YOUR OBJECTIVE
Would you transcribe the whole listing exactly, minus its pictures?

[Start of STORED DATA]

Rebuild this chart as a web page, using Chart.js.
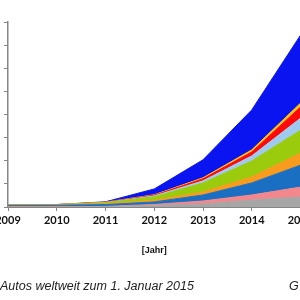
<!DOCTYPE html>
<html lang="de">
<head>
<meta charset="utf-8">
<script src="https://cdn.jsdelivr.net/npm/chart.js@4.4.0/dist/chart.umd.min.js"></script>
<style>
  html, body { margin: 0; padding: 0; background: #fff; }
  body { width: 300px; height: 300px; overflow: hidden; position: relative; }
  #wrap { position: absolute; left: -60px; top: 0; width: 390px; height: 300px; }
  .caption { position: absolute; top: 279px; font: italic 12.5px "Liberation Sans", Arial, sans-serif; color: #222; white-space: nowrap; }
</style>
</head>
<body>
<div id="wrap"><canvas id="chart" width="390" height="300"></canvas></div>
<div class="caption" style="left:0">Autos weltweit zum 1. Januar 2015</div>
<div class="caption" style="left:289px">G</div>
<script>
'use strict';

// Jahre (x-Achse)
const years = ['2009', '2010', '2011', '2012', '2013', '2014', '2015'];

// Schichten von unten nach oben, Werte aus dem Bild geschätzt
const grau      = [1000, 1000, 1500,  7000, 13000, 30000,  43000];
const rosa      = [ 500,  500, 1000,  4000, 13000, 22000,  43000];
const mittelblau= [5500, 6000, 8000, 11000, 26000, 52000,  95000];
const orange    = [3000, 3000, 3000,  7000, 13000, 26000,  52000];
const gruen     = [   0,    0, 5000, 15000, 39000, 69000,  99000];
const hellblau  = [   0,    0, 1000,  4000,  9000, 22000,  52000];
const rot       = [   0,    0, 1000,  3000,  9000, 17000,  48000];
const gelb      = [   0,    0,  500,  2000,  4000,  9000,  17000];
const blau      = [   0,    0, 1500, 25000, 78000, 173000, 294000];

// y-Achse: 0 bis 800.000
const yMax = 800000;
const yStep = 100000;

const layers = [
    { data: grau,       color: '#a6a6a6' },
    { data: rosa,       color: '#f2878c' },
    { data: mittelblau, color: '#1b6fc2' },
    { data: orange,     color: '#f99b1c' },
    { data: gruen,      color: '#9acb0c' },
    { data: hellblau,   color: '#9fcaf0' },
    { data: rot,        color: '#ff0a0a' },
    { data: gelb,       color: '#ffc20e' },
    { data: blau,       color: '#0a14f0' }
];

const axisGrey = '#868686';

new Chart(document.getElementById('chart'), {
    type: 'line',
    data: {
        labels: years,
        datasets: layers.map((l, i) => ({
            data: l.data,
            backgroundColor: l.color,
            borderColor: l.color,
            borderWidth: 1,
            pointRadius: 0,
            tension: 0,
            fill: i === 0 ? 'origin' : '-1'
        }))
    },
    options: {
        responsive: false,
        animation: false,
        layout: { padding: { left: 0, right: 29.5, top: 22, bottom: 44 } },
        plugins: { legend: { display: false }, tooltip: { enabled: false } },
        scales: {
            x: {
                stacked: true,
                offset: false,
                grid: { drawOnChartArea: false, drawTicks: true, tickLength: 4, color: axisGrey },
                border: { display: true, color: axisGrey, width: 1 },
                ticks: { padding: 3, color: '#111', font: { family: 'Lato', weight: 'bold', size: 11 }, maxRotation: 0, autoSkip: false },
                title: { display: true, text: '[Jahr]', color: '#111', padding: 0, font: { family: 'Liberation Sans', weight: 'bold', size: 9 } },
                afterFit: (s) => { s.height = 49; }
            },
            y: {
                stacked: true,
                min: 0,
                max: yMax,
                grid: { drawOnChartArea: false, drawTicks: true, tickLength: 4, color: axisGrey },
                border: { display: true, color: axisGrey, width: 1.5 },
                ticks: {
                    stepSize: yStep, padding: 5, color: '#9a9a9a',
                    font: { family: 'Lato', weight: 'bold', size: 11 },
                    callback: (v) => v.toLocaleString('de-DE')
                },
                afterFit: (s) => { s.width = 68; }
            }
        }
    }
});
</script>
</body>
</html>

[End of STORED DATA]

THE COMPLETED TASK
Rebuild this chart as a web page, using Chart.js.
<!DOCTYPE html>
<html lang="de">
<head>
<meta charset="utf-8">
<script src="https://cdn.jsdelivr.net/npm/chart.js@4.4.0/dist/chart.umd.min.js"></script>
<style>
  html, body { margin: 0; padding: 0; background: #fff; }
  body { width: 300px; height: 300px; overflow: hidden; position: relative; }
  #wrap { position: absolute; left: -60px; top: 0; width: 390px; height: 300px; }
  .caption { position: absolute; top: 279px; font: italic 12.5px "Liberation Sans", Arial, sans-serif; color: #222; white-space: nowrap; }
</style>
</head>
<body>
<div id="wrap"><canvas id="chart" width="390" height="300"></canvas></div>
<div class="caption" style="left:0">Autos weltweit zum 1. Januar 2015</div>
<div class="caption" style="left:289px">G</div>
<script>
'use strict';

// Jahre (x-Achse)
const years = ['2009', '2010', '2011', '2012', '2013', '2014', '2015'];

// Schichten von unten nach oben, Werte aus dem Bild geschätzt
const grau      = [1000, 1000, 1500,  7000, 13000, 30000,  43000];
const rosa      = [ 500,  500, 1000,  4000, 13000, 22000,  43000];
const mittelblau= [5500, 6000, 8000, 11000, 26000, 52000,  95000];
const orange    = [3000, 3000, 3000,  7000, 13000, 26000,  52000];
const gruen     = [   0,    0, 5000, 15000, 39000, 69000,  99000];
const hellblau  = [   0,    0, 1000,  4000,  9000, 22000,  52000];
const rot       = [   0,    0, 1000,  3000,  9000, 17000,  48000];
const gelb      = [   0,    0,  500,  2000,  4000,  9000,  17000];
const blau      = [   0,    0, 1500, 25000, 78000, 173000, 294000];

// y-Achse: 0 bis 800.000
const yMax = 800000;
const yStep = 100000;

const layers = [
    { data: grau,       color: '#a6a6a6' },
    { data: rosa,       color: '#f2878c' },
    { data: mittelblau, color: '#1b6fc2' },
    { data: orange,     color: '#f99b1c' },
    { data: gruen,      color: '#9acb0c' },
    { data: hellblau,   color: '#9fcaf0' },
    { data: rot,        color: '#ff0a0a' },
    { data: gelb,       color: '#ffc20e' },
    { data: blau,       color: '#0a14f0' }
];

const axisGrey = '#868686';

new Chart(document.getElementById('chart'), {
    type: 'line',
    data: {
        labels: years,
        datasets: layers.map((l, i) => ({
            data: l.data,
            backgroundColor: l.color,
            borderColor: l.color,
            borderWidth: 1,
            pointRadius: 0,
            tension: 0,
            fill: i === 0 ? 'origin' : '-1'
        }))
    },
    options: {
        responsive: false,
        animation: false,
        layout: { padding: { left: 0, right: 29.5, top: 22, bottom: 44 } },
        plugins: { legend: { display: false }, tooltip: { enabled: false } },
        scales: {
            x: {
                stacked: true,
                offset: false,
                grid: { drawOnChartArea: false, drawTicks: true, tickLength: 4, color: axisGrey },
                border: { display: true, color: axisGrey, width: 1 },
                ticks: { padding: 3, color: '#111', font: { family: 'Lato', weight: 'bold', size: 11 }, maxRotation: 0, autoSkip: false },
                title: { display: true, text: '[Jahr]', color: '#111', padding: 0, font: { family: 'Liberation Sans', weight: 'bold', size: 9 } },
                afterFit: (s) => { s.height = 49; }
            },
            y: {
                stacked: true,
                min: 0,
                max: yMax,
                grid: { drawOnChartArea: false, drawTicks: true, tickLength: 4, color: axisGrey },
                border: { display: true, color: axisGrey, width: 1.5 },
                ticks: {
                    stepSize: yStep, padding: 5, color: '#9a9a9a',
                    font: { family: 'Lato', weight: 'bold', size: 11 },
                    callback: (v) => v.toLocaleString('de-DE')
                },
                afterFit: (s) => { s.width = 68; }
            }
        }
    }
});
</script>
</body>
</html>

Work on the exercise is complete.